Make an exact copy, from the records below, of the lines from the line containing "Generate a component" to the line containing "const data = binLabels.map((label, i)", both lines included, excluding pictures.

[Source code of charts]
———

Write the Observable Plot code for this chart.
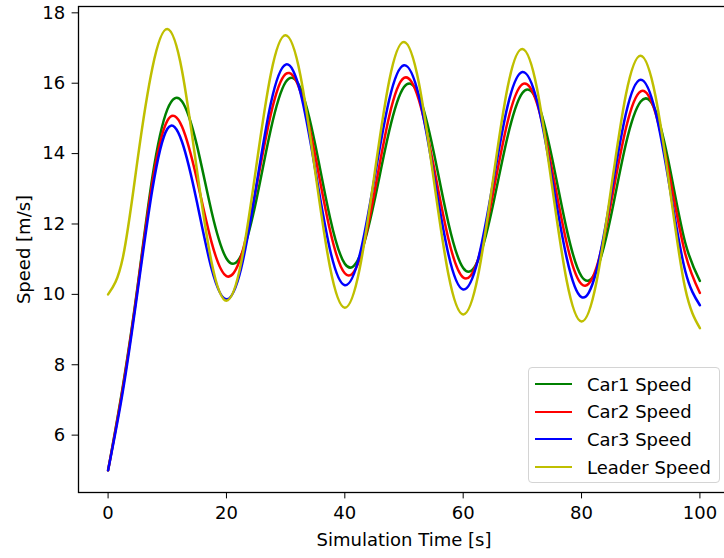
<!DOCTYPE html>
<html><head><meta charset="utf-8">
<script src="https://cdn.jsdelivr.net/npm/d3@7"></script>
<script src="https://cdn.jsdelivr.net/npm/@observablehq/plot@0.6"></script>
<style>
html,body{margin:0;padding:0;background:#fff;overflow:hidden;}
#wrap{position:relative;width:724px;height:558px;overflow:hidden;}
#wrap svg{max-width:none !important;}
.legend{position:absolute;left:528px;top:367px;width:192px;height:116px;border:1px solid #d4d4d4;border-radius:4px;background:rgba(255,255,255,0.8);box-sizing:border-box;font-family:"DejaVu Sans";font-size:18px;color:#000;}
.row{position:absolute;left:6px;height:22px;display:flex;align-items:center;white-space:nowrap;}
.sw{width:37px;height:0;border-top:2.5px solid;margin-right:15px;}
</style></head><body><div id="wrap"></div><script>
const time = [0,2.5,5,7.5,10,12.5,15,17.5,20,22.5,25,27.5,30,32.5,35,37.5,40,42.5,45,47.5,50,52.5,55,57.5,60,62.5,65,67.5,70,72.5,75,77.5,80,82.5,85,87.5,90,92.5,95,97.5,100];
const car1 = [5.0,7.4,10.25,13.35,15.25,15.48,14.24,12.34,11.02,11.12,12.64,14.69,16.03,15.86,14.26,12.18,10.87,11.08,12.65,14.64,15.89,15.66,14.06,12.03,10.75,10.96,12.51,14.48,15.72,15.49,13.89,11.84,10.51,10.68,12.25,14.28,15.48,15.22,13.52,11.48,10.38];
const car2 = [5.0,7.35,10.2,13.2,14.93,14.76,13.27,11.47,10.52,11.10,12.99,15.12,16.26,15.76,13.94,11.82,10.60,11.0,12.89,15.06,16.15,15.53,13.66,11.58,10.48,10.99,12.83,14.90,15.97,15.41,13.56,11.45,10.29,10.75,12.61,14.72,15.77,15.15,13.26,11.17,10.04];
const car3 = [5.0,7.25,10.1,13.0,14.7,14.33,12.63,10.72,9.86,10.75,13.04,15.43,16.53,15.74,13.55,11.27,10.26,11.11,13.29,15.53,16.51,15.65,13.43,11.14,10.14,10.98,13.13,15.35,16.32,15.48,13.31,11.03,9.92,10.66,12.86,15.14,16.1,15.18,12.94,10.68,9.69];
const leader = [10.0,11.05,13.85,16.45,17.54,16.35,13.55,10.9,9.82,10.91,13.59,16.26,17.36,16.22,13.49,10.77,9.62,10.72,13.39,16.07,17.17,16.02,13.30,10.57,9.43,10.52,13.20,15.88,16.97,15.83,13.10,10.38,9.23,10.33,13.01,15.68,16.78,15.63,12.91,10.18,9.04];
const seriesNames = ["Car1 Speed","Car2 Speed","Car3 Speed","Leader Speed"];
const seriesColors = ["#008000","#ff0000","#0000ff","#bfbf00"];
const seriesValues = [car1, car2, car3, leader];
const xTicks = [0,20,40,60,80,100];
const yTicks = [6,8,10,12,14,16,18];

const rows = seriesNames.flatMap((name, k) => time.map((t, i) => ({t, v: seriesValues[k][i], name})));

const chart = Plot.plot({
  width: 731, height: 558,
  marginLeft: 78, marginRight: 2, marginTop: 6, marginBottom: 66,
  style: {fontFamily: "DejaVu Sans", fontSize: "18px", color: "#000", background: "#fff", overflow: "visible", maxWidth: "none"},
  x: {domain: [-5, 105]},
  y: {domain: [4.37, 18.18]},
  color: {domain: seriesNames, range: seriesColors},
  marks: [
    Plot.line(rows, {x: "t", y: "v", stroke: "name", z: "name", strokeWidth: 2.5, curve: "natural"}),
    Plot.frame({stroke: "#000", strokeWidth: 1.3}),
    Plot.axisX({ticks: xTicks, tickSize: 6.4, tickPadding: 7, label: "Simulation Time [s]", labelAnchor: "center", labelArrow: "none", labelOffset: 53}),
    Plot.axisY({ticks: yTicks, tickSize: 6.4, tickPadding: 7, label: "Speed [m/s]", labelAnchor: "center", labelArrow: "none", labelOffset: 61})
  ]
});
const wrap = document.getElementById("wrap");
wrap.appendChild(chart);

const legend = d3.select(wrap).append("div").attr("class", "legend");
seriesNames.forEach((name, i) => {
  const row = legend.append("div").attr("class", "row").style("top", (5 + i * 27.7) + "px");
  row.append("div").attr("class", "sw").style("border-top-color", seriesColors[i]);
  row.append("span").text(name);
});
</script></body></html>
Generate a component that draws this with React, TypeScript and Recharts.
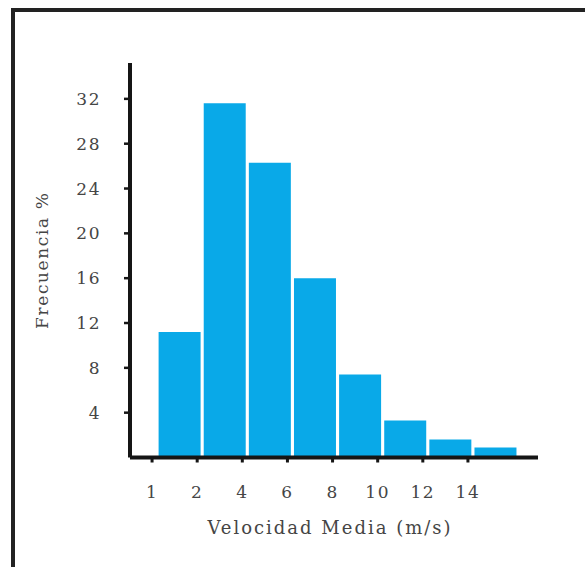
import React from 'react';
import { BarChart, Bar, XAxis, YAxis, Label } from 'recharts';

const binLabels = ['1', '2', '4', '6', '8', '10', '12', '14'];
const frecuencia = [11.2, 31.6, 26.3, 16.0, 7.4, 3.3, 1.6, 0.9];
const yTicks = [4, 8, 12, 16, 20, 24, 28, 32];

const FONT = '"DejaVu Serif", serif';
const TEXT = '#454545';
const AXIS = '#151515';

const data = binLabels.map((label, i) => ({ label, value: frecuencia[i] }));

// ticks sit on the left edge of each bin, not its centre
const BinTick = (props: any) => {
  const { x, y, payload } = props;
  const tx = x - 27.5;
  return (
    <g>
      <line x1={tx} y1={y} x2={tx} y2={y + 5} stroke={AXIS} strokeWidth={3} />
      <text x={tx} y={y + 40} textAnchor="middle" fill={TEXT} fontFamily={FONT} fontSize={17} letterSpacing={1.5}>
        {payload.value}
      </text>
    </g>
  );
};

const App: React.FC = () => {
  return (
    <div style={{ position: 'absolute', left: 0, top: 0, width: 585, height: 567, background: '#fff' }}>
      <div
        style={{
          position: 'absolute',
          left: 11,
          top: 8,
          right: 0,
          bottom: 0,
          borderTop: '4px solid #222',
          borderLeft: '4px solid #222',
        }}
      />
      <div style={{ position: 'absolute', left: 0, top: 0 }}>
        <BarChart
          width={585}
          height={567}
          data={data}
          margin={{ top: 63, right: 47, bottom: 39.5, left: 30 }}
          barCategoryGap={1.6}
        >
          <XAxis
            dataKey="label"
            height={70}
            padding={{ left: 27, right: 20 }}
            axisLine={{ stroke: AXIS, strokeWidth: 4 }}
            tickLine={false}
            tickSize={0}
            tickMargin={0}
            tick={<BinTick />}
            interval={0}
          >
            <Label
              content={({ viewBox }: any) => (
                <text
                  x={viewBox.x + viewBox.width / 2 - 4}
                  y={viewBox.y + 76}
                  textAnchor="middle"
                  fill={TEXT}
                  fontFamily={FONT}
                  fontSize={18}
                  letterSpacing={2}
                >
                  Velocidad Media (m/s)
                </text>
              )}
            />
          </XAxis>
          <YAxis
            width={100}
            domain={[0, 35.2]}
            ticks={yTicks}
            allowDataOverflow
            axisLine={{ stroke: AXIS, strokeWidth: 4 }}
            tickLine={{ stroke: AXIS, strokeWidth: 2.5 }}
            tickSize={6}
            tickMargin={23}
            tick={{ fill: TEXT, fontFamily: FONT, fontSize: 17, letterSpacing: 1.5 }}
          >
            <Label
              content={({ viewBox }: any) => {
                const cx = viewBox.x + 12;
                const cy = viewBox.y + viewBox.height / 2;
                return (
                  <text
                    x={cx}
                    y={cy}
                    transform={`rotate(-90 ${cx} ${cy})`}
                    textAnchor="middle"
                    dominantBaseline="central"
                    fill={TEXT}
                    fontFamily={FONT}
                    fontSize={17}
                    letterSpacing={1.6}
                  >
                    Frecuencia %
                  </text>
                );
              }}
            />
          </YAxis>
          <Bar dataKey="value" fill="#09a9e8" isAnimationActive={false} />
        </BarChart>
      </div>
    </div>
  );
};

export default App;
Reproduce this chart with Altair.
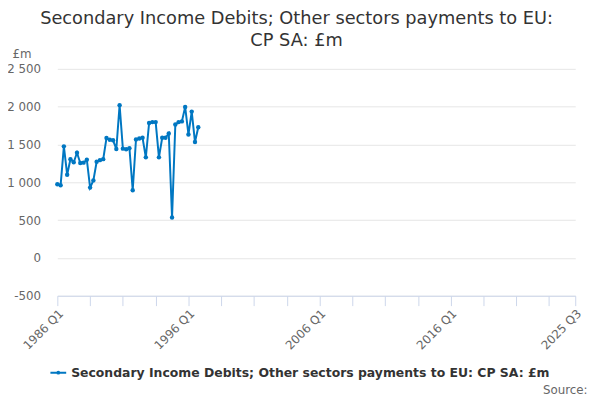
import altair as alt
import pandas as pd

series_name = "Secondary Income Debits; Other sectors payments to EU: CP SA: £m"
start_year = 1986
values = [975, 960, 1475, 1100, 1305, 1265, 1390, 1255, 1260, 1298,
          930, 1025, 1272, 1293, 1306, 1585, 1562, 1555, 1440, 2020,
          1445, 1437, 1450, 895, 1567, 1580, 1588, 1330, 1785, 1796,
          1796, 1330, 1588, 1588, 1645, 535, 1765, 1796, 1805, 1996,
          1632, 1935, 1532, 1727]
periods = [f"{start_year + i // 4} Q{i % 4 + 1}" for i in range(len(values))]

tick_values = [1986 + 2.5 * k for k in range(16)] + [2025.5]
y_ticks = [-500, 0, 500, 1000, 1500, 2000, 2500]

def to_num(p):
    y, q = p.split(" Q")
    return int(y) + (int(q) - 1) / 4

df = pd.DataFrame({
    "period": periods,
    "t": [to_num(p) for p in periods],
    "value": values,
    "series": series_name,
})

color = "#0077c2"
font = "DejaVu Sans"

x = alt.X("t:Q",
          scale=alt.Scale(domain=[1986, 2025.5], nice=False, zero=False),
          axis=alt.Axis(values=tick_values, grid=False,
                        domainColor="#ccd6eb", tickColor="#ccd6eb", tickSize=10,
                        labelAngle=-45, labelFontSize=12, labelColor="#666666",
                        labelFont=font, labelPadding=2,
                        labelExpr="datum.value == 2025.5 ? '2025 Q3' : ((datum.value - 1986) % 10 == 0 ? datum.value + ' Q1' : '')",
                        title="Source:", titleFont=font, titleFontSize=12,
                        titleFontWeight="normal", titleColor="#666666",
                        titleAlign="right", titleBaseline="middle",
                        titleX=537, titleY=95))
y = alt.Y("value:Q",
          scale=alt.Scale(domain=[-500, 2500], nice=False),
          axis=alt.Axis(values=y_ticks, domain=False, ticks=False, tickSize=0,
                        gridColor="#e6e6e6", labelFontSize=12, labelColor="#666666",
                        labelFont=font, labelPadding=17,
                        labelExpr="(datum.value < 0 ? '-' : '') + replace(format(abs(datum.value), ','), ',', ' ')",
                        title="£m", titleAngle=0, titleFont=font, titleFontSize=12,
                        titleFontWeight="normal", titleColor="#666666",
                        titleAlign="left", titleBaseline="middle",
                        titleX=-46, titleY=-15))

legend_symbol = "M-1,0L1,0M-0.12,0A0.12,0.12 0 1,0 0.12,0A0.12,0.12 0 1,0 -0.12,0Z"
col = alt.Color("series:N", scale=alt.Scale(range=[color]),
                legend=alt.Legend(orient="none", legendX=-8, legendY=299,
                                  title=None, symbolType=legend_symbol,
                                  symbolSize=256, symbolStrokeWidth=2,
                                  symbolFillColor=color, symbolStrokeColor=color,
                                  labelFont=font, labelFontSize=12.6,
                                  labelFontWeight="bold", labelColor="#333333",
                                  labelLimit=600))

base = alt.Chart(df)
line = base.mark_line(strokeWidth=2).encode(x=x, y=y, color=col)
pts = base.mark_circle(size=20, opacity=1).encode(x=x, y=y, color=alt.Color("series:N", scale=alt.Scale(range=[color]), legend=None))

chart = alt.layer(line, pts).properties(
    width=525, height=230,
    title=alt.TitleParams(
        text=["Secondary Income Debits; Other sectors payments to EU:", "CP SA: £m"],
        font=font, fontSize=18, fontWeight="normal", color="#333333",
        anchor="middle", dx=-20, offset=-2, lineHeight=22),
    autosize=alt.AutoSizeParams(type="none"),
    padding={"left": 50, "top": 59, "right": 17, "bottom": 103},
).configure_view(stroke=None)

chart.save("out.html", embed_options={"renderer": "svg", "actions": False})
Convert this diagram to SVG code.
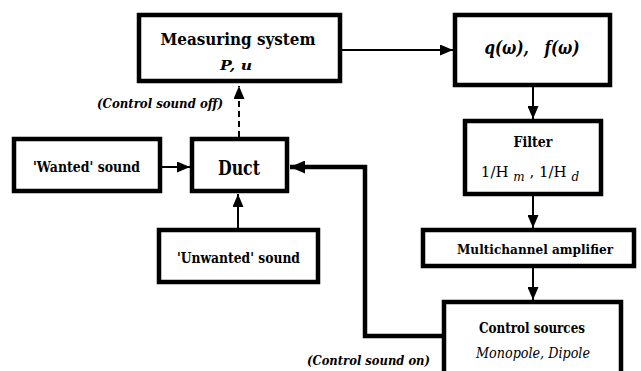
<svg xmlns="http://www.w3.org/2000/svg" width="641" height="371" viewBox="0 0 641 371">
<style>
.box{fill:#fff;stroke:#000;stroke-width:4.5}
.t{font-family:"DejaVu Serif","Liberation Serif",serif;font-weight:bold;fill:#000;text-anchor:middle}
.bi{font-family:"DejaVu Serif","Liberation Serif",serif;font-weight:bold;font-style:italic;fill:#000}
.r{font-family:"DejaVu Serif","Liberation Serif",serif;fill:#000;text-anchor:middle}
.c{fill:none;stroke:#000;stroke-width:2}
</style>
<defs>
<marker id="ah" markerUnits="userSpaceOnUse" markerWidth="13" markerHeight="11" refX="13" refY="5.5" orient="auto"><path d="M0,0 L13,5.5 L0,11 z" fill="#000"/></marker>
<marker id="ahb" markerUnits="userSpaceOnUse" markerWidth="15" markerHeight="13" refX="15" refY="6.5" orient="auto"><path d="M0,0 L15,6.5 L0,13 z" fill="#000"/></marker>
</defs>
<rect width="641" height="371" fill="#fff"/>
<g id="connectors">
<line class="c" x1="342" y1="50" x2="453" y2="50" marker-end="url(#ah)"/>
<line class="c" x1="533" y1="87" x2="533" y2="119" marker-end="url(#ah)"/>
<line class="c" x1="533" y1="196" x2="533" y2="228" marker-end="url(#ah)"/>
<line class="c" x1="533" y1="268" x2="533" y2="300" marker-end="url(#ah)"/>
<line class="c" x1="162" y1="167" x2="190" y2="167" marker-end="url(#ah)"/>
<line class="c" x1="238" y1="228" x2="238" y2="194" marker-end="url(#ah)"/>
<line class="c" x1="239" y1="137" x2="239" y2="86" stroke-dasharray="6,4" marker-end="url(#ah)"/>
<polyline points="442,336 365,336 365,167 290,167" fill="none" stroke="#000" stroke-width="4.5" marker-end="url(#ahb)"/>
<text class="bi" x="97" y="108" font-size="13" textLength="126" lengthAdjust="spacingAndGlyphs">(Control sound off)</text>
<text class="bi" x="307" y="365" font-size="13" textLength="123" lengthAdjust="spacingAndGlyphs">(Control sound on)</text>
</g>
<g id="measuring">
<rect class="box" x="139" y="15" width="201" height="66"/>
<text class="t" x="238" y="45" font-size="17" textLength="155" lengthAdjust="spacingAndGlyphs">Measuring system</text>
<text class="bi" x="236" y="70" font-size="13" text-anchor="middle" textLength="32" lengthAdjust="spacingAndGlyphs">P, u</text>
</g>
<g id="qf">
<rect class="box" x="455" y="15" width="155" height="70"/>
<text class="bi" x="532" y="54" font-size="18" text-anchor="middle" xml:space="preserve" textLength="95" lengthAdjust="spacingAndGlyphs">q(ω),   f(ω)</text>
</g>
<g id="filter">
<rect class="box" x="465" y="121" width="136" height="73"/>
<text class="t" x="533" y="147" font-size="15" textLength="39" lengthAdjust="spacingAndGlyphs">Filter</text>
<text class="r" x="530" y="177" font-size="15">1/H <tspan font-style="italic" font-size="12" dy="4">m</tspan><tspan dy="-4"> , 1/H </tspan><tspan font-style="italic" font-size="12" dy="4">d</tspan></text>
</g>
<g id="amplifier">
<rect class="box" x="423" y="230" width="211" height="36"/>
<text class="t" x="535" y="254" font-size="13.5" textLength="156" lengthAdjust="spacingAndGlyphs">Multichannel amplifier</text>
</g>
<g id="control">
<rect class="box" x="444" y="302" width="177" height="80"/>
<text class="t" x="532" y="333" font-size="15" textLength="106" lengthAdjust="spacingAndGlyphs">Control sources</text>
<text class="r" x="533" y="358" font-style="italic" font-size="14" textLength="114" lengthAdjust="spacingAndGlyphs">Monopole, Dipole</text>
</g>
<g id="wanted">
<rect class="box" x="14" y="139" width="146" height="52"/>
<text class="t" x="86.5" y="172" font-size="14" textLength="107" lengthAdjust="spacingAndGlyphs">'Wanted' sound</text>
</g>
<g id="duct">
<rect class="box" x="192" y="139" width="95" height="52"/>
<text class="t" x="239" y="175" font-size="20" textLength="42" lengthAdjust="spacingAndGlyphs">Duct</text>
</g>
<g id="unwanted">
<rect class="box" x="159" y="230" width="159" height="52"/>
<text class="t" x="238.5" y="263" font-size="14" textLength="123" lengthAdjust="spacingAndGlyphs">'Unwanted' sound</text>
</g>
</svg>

———

* [FINAL RESULT]
Generate a component that draws this with React, TypeScript and Recharts.
import React from 'react';
import { BarChart, Bar, XAxis, YAxis, Label } from 'recharts';

const binLabels = ['1', '2', '4', '6', '8', '10', '12', '14'];
const frecuencia = [11.2, 31.6, 26.3, 16.0, 7.4, 3.3, 1.6, 0.9];
const yTicks = [4, 8, 12, 16, 20, 24, 28, 32];

const FONT = '"DejaVu Serif", serif';
const TEXT = '#454545';
const AXIS = '#151515';

const data = binLabels.map((label, i) => ({ label, value: frecuencia[i] }));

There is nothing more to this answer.